According to Table 5, the average scores in descending order are 40 kPa > 80 kPa > 101 kPa > 60 kPa. Therefore, it is considered that TR is most dangerous at 40 kPa, with an evaluation score far higher than those of the other three chamber pressures. Among the six characteristic parameters, four of them scored 100, indicating the most dangerous conditions. Next is the 80 kPa and 101 kPa, with one characteristic parameter scoring 100. Finally, for 60 kPa, none of the characteristic parameters were assigned a value of 100, indicating they are the safest.

7. Conclusions

This article compares the TR characteristics of batteries under different chamber pressures from the aspects of T_s, T_c, gas generation, t_open, t_TR, and gas composition, and draws the following conclusions.

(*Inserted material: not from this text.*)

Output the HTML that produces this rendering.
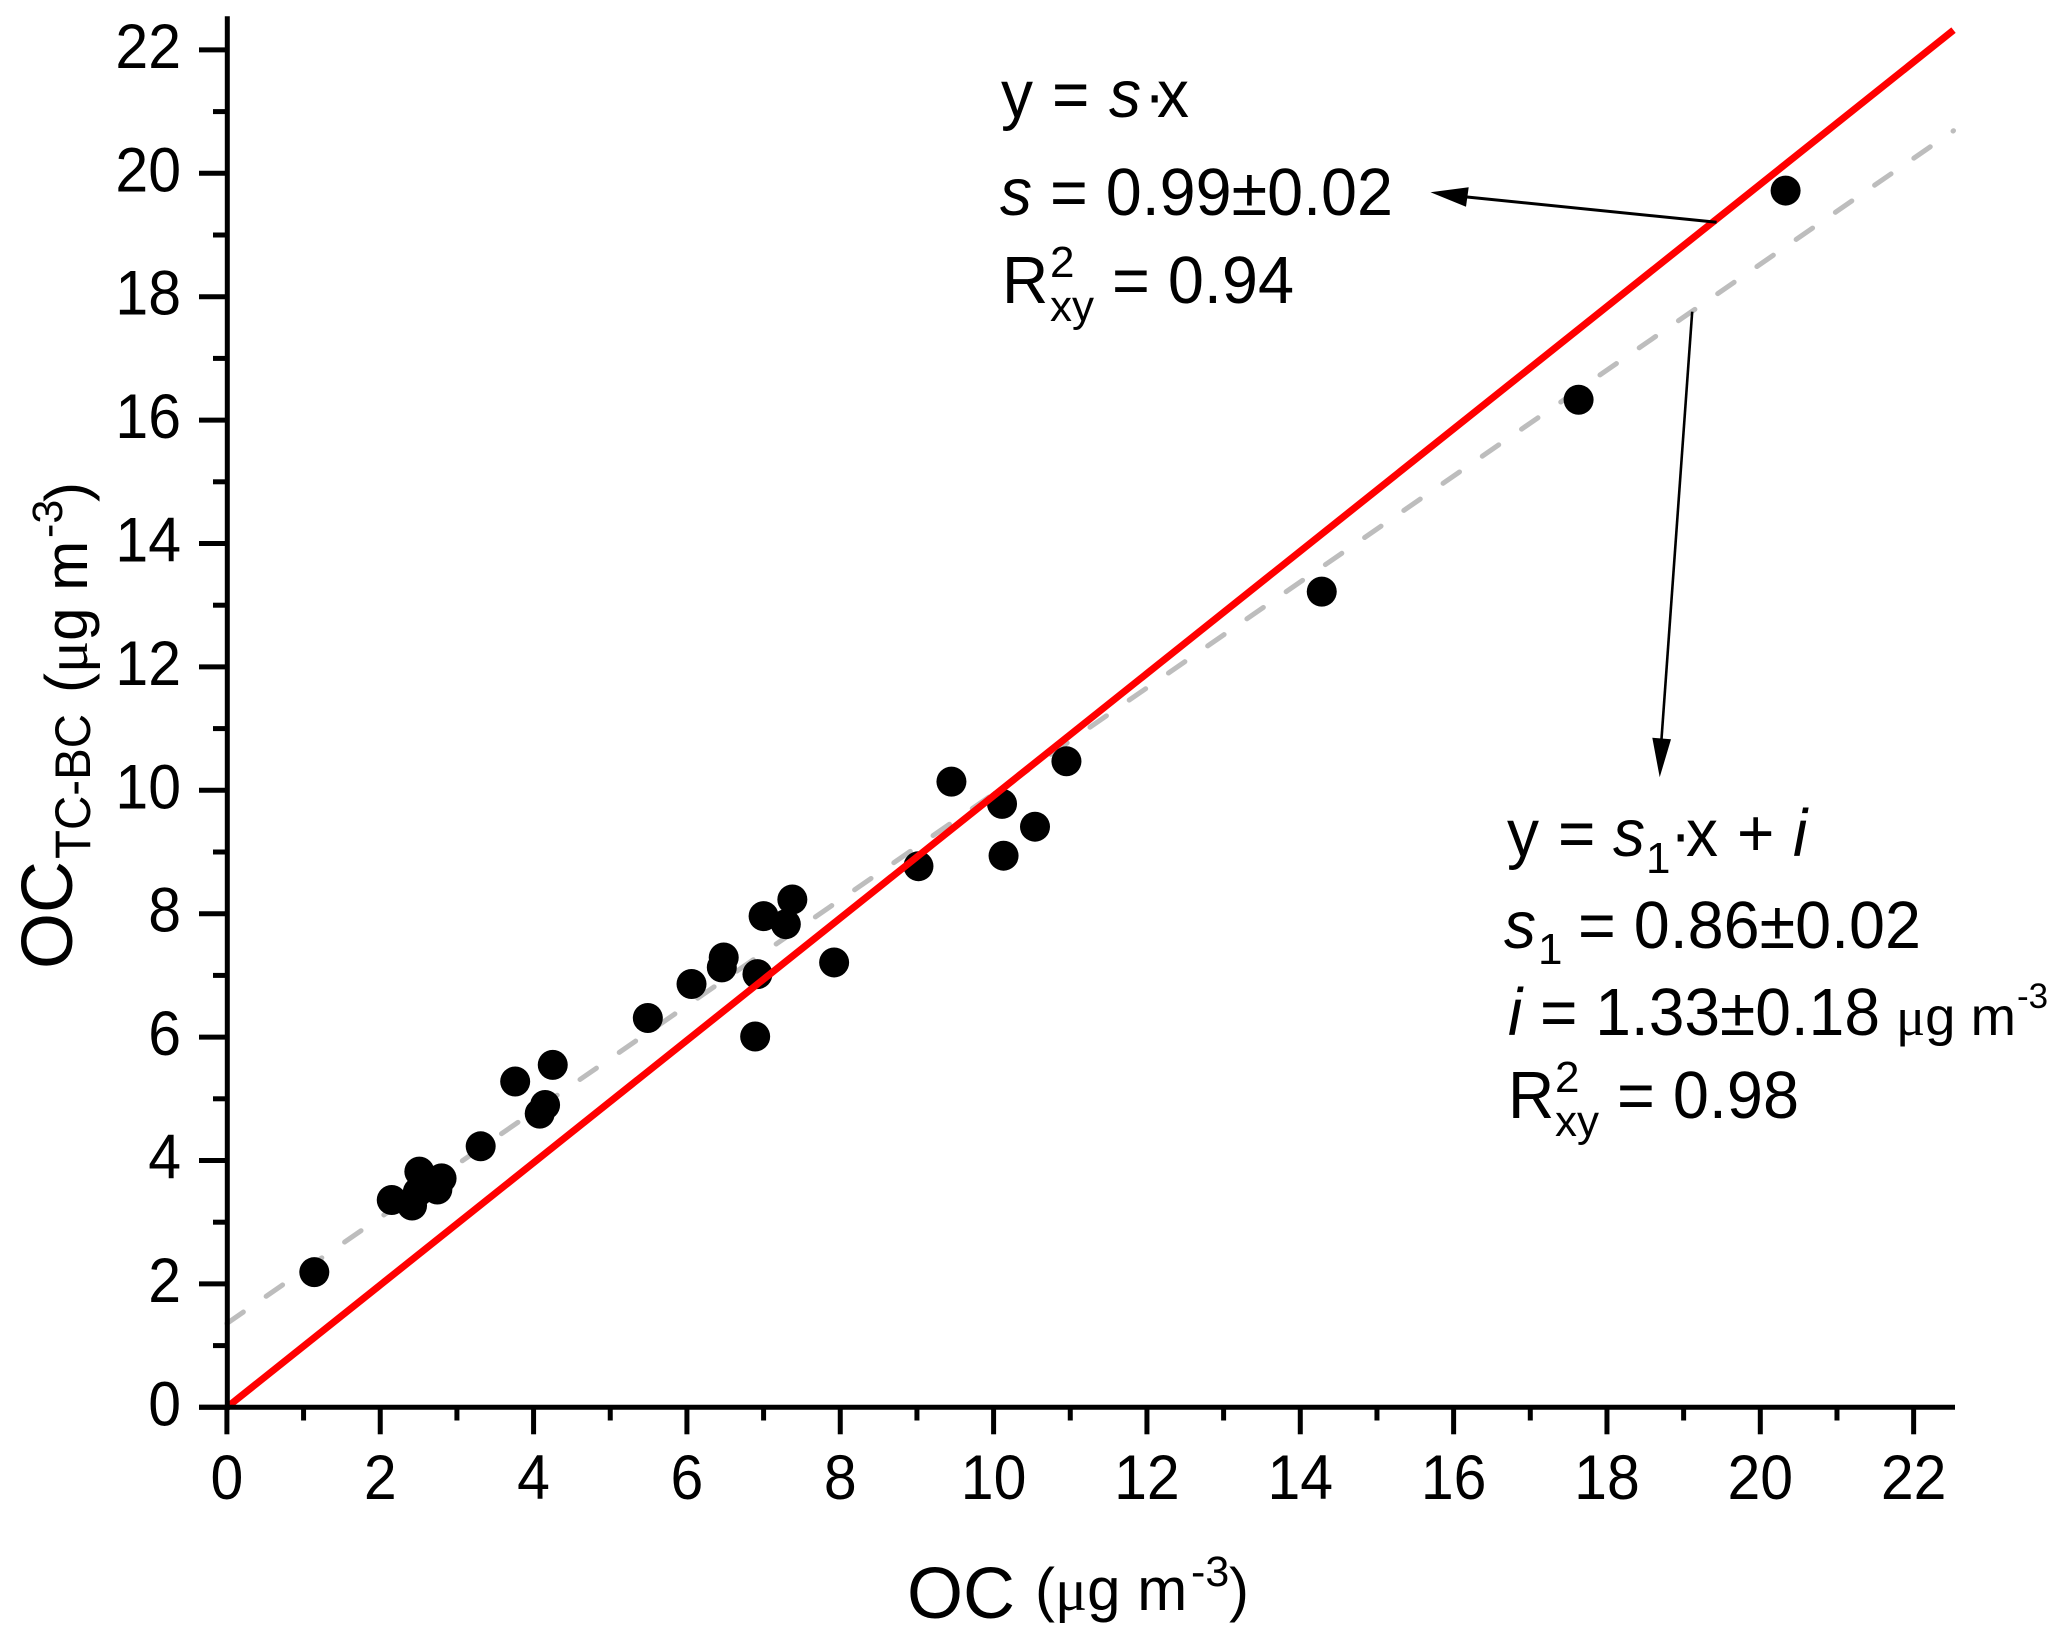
<!DOCTYPE html>
<html lang="en">
<head>
<meta charset="utf-8">
<title>OC TC-BC versus OC scatter chart</title>
<style>
html,body{margin:0;padding:0;background:#fff;}
svg{display:block;}
text{font-family:"Liberation Sans",sans-serif;fill:#000;}
.serif{font-family:"Liberation Serif",serif;}
.ann{font-size:67px;}
.sub{font-size:44px;}
</style>
</head>
<body>
<svg id="chart" xmlns="http://www.w3.org/2000/svg" width="2067" height="1641" viewBox="0 0 2067 1641">
  <rect x="0" y="0" width="2067" height="1641" fill="#ffffff"/>
  <g id="fit-gray-layer"></g>
  <g id="points-layer"></g>
  <g id="fit-red-layer"></g>
  <g id="axes-layer"></g>

  <g>
    <line x1="1716.6" y1="222.3" x2="1467" y2="197" stroke="#000" stroke-width="3"/>
    <polygon points="1430.5,192.3 1468.7,187.3 1466,206.7" fill="#000"/>
  </g>
  <g>
    <line x1="1692.2" y1="311.7" x2="1661.5" y2="739" stroke="#000" stroke-width="2.6"/>
    <polygon points="1659.7,777.3 1652.3,737.7 1671,739.3" fill="#000"/>
  </g>

  <g>
    <text class="ann" x="1001" y="117">y</text>
    <text class="ann" x="1052" y="117">=</text>
    <text class="ann" x="1109" y="117" font-style="italic">s</text>
    <text class="ann" x="1144" y="117">·</text>
    <text class="ann" x="1157" y="117">x</text>
    <text class="ann" x="1000" y="215" font-style="italic">s</text>
    <text class="ann" x="1050" y="215" textLength="343" lengthAdjust="spacingAndGlyphs">= 0.99±0.02</text>
    <text class="ann" x="1002" y="303">R</text>
    <text class="sub" x="1050" y="277">2</text>
    <text class="sub" x="1050" y="321" textLength="44" lengthAdjust="spacingAndGlyphs">xy</text>
    <text class="ann" x="1112" y="303" textLength="182" lengthAdjust="spacingAndGlyphs">= 0.94</text>
  </g>

  <g>
    <text class="ann" x="1507" y="856">y</text>
    <text class="ann" x="1558" y="856">=</text>
    <text class="ann" x="1613" y="856" font-style="italic">s</text>
    <text class="sub" x="1646" y="873">1</text>
    <text class="ann" x="1670" y="856">·</text>
    <text class="ann" x="1686" y="856">x</text>
    <text class="ann" x="1737" y="856">+</text>
    <text class="ann" x="1793" y="856" font-style="italic">i</text>
    <text class="ann" x="1504" y="948" font-style="italic">s</text>
    <text class="sub" x="1538" y="964">1</text>
    <text class="ann" x="1578" y="948" textLength="343" lengthAdjust="spacingAndGlyphs">= 0.86±0.02</text>
    <text class="ann" x="1508" y="1035" font-style="italic">i</text>
    <text class="ann" x="1540" y="1035" textLength="340" lengthAdjust="spacingAndGlyphs">= 1.33±0.18</text>
    <text x="1896" y="1035" font-size="54" textLength="120" lengthAdjust="spacingAndGlyphs"><tspan class="serif">μ</tspan>g m</text>
    <text x="2017" y="1008" font-size="35">-3</text>
    <text class="ann" x="1508" y="1118">R</text>
    <text class="sub" x="1555" y="1092">2</text>
    <text class="sub" x="1555" y="1136" textLength="44" lengthAdjust="spacingAndGlyphs">xy</text>
    <text class="ann" x="1617" y="1118" textLength="182" lengthAdjust="spacingAndGlyphs">= 0.98</text>
  </g>

  <g>
    <text x="907" y="1618" font-size="72">OC</text>
    <text x="1035" y="1610" font-size="60">(<tspan class="serif">μ</tspan>g m</text>
    <text x="1191" y="1586" font-size="43">-3</text>
    <text x="1229" y="1610" font-size="60">)</text>
  </g>

  <g>
    <text x="72" y="969" font-size="72" transform="rotate(-90 72 969)">OC</text>
    <text x="90" y="859" font-size="50" textLength="145" lengthAdjust="spacingAndGlyphs" transform="rotate(-90 90 859)">TC-BC</text>
    <text x="87" y="693" font-size="60" transform="rotate(-90 87 693)">(<tspan class="serif">μ</tspan>g m</text>
    <text x="62" y="538" font-size="43" transform="rotate(-90 62 538)">-3</text>
    <text x="87" y="502" font-size="60" transform="rotate(-90 87 502)">)</text>
  </g>
</svg>
<script>
var xValues = [1.14, 2.15, 2.415, 2.51, 2.49, 2.80, 2.745, 3.31, 3.76, 4.25, 4.15, 4.08, 5.49, 6.06, 6.48, 6.455, 6.92, 6.89, 7.00, 7.29, 7.375, 7.92, 9.02, 9.45, 10.11, 10.13, 10.54, 10.95, 14.28, 17.63, 20.33];
var yValues = [2.19, 3.36, 3.27, 3.82, 3.49, 3.71, 3.53, 4.23, 5.28, 5.55, 4.90, 4.76, 6.31, 6.86, 7.29, 7.13, 7.02, 6.01, 7.96, 7.83, 8.23, 7.21, 8.77, 10.14, 9.78, 8.94, 9.41, 10.47, 13.22, 16.33, 19.72];
var fitX = [0, 22.52];
var originFitY = [0, 22.32];
var interceptFitY = [1.36, 20.69];
var majorTicks = [0, 2, 4, 6, 8, 10, 12, 14, 16, 18, 20, 22];
var minorTicks = [1, 3, 5, 7, 9, 11, 13, 15, 17, 19, 21];
var tickLabels = ["0", "2", "4", "6", "8", "10", "12", "14", "16", "18", "20", "22"];

var NS = "http://www.w3.org/2000/svg";
function xScale(v) { return 226.9 + v * 76.67; }
function yScale(v) { return 1407.3 - v * 61.7; }
function makeLine(x1, y1, x2, y2, stroke, width) {
  var l = document.createElementNS(NS, "line");
  l.setAttribute("x1", x1);
  l.setAttribute("y1", y1);
  l.setAttribute("x2", x2);
  l.setAttribute("y2", y2);
  l.setAttribute("stroke", stroke);
  l.setAttribute("stroke-width", width);
  return l;
}
function makeLabel(txt, x, y, anchor) {
  var t = document.createElementNS(NS, "text");
  t.setAttribute("x", x);
  t.setAttribute("y", y);
  t.setAttribute("font-size", "63");
  t.setAttribute("text-anchor", anchor);
  t.setAttribute("textLength", 32.8 * txt.length);
  t.setAttribute("lengthAdjust", "spacingAndGlyphs");
  t.textContent = txt;
  return t;
}

var grayLayer = document.getElementById("fit-gray-layer");
var grayLine = makeLine(xScale(fitX[0]), yScale(interceptFitY[0]), xScale(fitX[1]), yScale(interceptFitY[1]), "#bdbdbd", 5);
grayLine.setAttribute("stroke-dasharray", "20 27.68");
grayLine.setAttribute("stroke-dashoffset", "0");
grayLine.setAttribute("stroke-linecap", "round");


grayLayer.appendChild(grayLine);

var pointsLayer = document.getElementById("points-layer");
for (var i = 0; i < xValues.length; i++) {
  var c = document.createElementNS(NS, "circle");
  c.setAttribute("cx", xScale(xValues[i]));
  c.setAttribute("cy", yScale(yValues[i]));
  c.setAttribute("r", 15);
  c.setAttribute("fill", "#000");
  
  
  pointsLayer.appendChild(c);
}

var redLayer = document.getElementById("fit-red-layer");
var redLine = makeLine(xScale(fitX[0]), yScale(originFitY[0]), xScale(fitX[1]), yScale(originFitY[1]), "#ff0000", 7);


redLayer.appendChild(redLine);

var axes = document.getElementById("axes-layer");
var yAxisLine = makeLine(227.3, 16.3, 227.3, 1410, "#000", 5);


axes.appendChild(yAxisLine);
var xAxisLine = makeLine(199, 1407.3, 1955, 1407.3, "#000", 5);


axes.appendChild(xAxisLine);

majorTicks.forEach(function (v, idx) {
  var xt = makeLine(xScale(v), 1407.3, xScale(v), 1434.3, "#000", 5);
  
  
  axes.appendChild(xt);
  var yt = makeLine(199, yScale(v), 227.3, yScale(v), "#000", 5);
  
  
  axes.appendChild(yt);
  var xl = makeLabel(tickLabels[idx], xScale(v), 1499, "middle");
  
  
  axes.appendChild(xl);
  var yl = makeLabel(tickLabels[idx], 181, yScale(v) + 18, "end");
  
  
  axes.appendChild(yl);
});
minorTicks.forEach(function (v) {
  var xt = makeLine(xScale(v), 1407.3, xScale(v), 1420.5, "#000", 5);
  
  
  axes.appendChild(xt);
  var yt = makeLine(213, yScale(v), 227.3, yScale(v), "#000", 5);
  
  
  axes.appendChild(yt);
});

document.querySelectorAll("text.ann").forEach(function (t) {
  if (!t.hasAttribute("textLength")) {
    t.setAttribute("textLength", (t.getComputedTextLength() * 64 / 67).toFixed(2));
    t.setAttribute("lengthAdjust", "spacingAndGlyphs");
  }
});
</script>
</body>
</html>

• The paper measures the TR characteristics at 40 kPa using temperature and pressure sensors. The results indicate that venting occurs twice during the TR process, with corresponding T_v of 163.3 °C and 245.9 °C, and corresponding chamber pressures of 55.3 kPa and 65.3 kPa.
• At 40 kPa, gas chromatography analysis reveals that the highest proportion of H₂ in the mixed gas is 55%, followed by CO₂ at 18%, and then CO and CH₄ at 11% and 10%, respectively. The LEL and UEL are calculated using the Le Chatelier formula and are found to be 6.42% and 63%, respectively.
• The paper further investigates the effects of 40 kPa, 60 kPa, 80 kPa, and 101 kPa on the TR characteristics of the battery. It is found that chamber pressure significantly affects the peak of T_s, T_c, t_open, t_TR, Δt, gas composition, LEL, and UEL. Conversely, pressure has minimal impact on the internal pressure and gas generation rate of the battery.
• A six-dimensional radar chart analysis method is proposed to evaluate the danger of TR under different pressures. The results show that the most dangerous pressure is at 40 kPa, followed by 80 kPa and 101 kPa, while the 60 kPa is relatively safer.
• At low pressure, it is found that t_open and t_TR are much shorter than that of the battery at normal pressure. Δt is significantly longer than that of the battery under normal pressure. It is recommended that designers use the opening sound of the safety valve or the gas concentration to catch the opening action quickly and take action at longer time intervals.

This study proposes a testing method with embedded pressure sensors and an evaluation method based on a six-dimensional radar chart. It analyzes the characteristics and mechanisms of TR under different pressure conditions, providing theoretical references for the safe use and TR warning of lithium-ion batteries in the high-altitude energy storage industry.